Christopher Alexander underscores the relationship of patterns and their inherent construction of all things. Alexander describes life as patterns that are generated by human activities, nature and time.
Out of these patterns, hierarchy begins to become established upon different scales, always working in conjuncture with one another to further the next.
What emerges is a crystallization of community.
Masked within the hierarchical construction of patterns the underlying utilization of need exposes this communal quality. This need becomes associated as an embodiment of identity, and stands as a matter of interaction with community and environment. Thus communities which become centered on a common identity (religious, athletic, etc.), determine need and respond through construction. In this way, identity becomes grounded in place.
Place is a central component of life and can be described as a connection that exists between a person and their environment dependent on the personalization of meaning; a description of being within space.
Place is the external form of being. Place carries our deepest meanings, feelings and thoughts and turns them into physical forms.
For us the building of our place begins with the internal orientation of ourselves within the world. Signs and symbols become the physicality of being, and we are able to translate these signs and symbols into meaningful space through the use of perception.
Perception is composed of internal constructs and utilizes the external abilities of the body. These abilities are translated into the haptic senses; those senses that deal with the strict physicalities of space. These senses allow a greater depth of connectivity and interaction between our surrounding environment and us. Two predominant senses emerge: sight and touch.

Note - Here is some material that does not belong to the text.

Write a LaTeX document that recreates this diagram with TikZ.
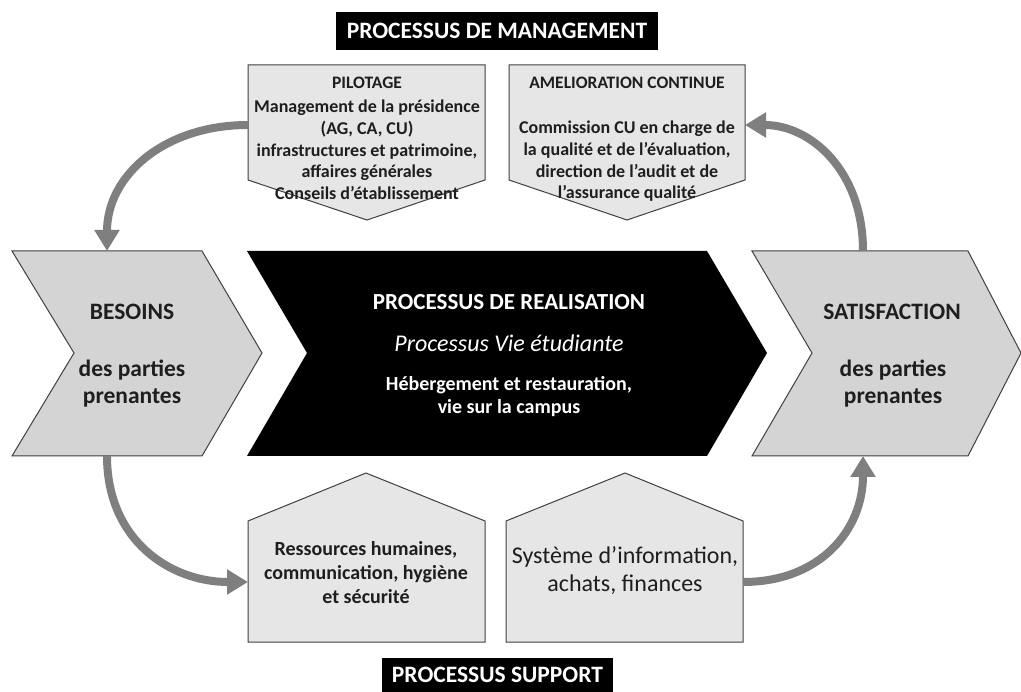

Sight allows the individual to experience and interact with a wide range of elements allowing for a greater context of orientation within spaces.
Conversely touch reduces the breadth of the scope into a more personal relationship with individual elements. This allows us to ground ourselves by directly establishing a physical connection between the elements and ourselves.
The act of physical placement denotes the shift from internalization to externalization. Methods and techniques of placement begin to form a hierarchical construct that unifies the order of meaning within the space. It is within this unification that community begins to emerge.
This becomes evident as we examine the act of living. A person perceives the environment around them, which is already shown in the way they construct place in terms of the environmental factors around them. Often, those environmental factors are of human construction. Thus the need to orient, define meaning and interact is still present only these now respond to the external inclusion of those that surround us.
It is within this inclusion that we begin to take into account the meaning and significance appropriated by another person. Our actions then encompass both the meaning of ourselves and the meaning of those that surround us.
This is evident in the ways in which we both move and function within the community, as the establishment of hierarchical listing of professions and ideologies establishes the context for interaction.
The identification of singular placement within the communal context allows for both our own individual living and community survival.
Important to the emergence of community is the concept of time. The idea of time is a constant established as a determinate of community emergence.
Time, often seen as a constant flow, can instead be seen as a layering of the patterns generated through living, a layering of life.
As time passes, the layering of our places becomes more complex and intricate, with each new layer lending itself to an emergence of the next.
Only after a set number of layers occur can community generate, and then it grows as each new layer builds.
We started by asking how community is created; if it is simple or complex. The answer is that it is both; it is simply complex.
Perhaps too complex to ever fully understand, but by trying to offer some insight we can actively think and construct ourselves in a better manner.
This will lead to the construction of a better community, a community driven by the underlying nature of living, connectivity and interaction.
Community is created, sustained and grows as time layers itself over and over again.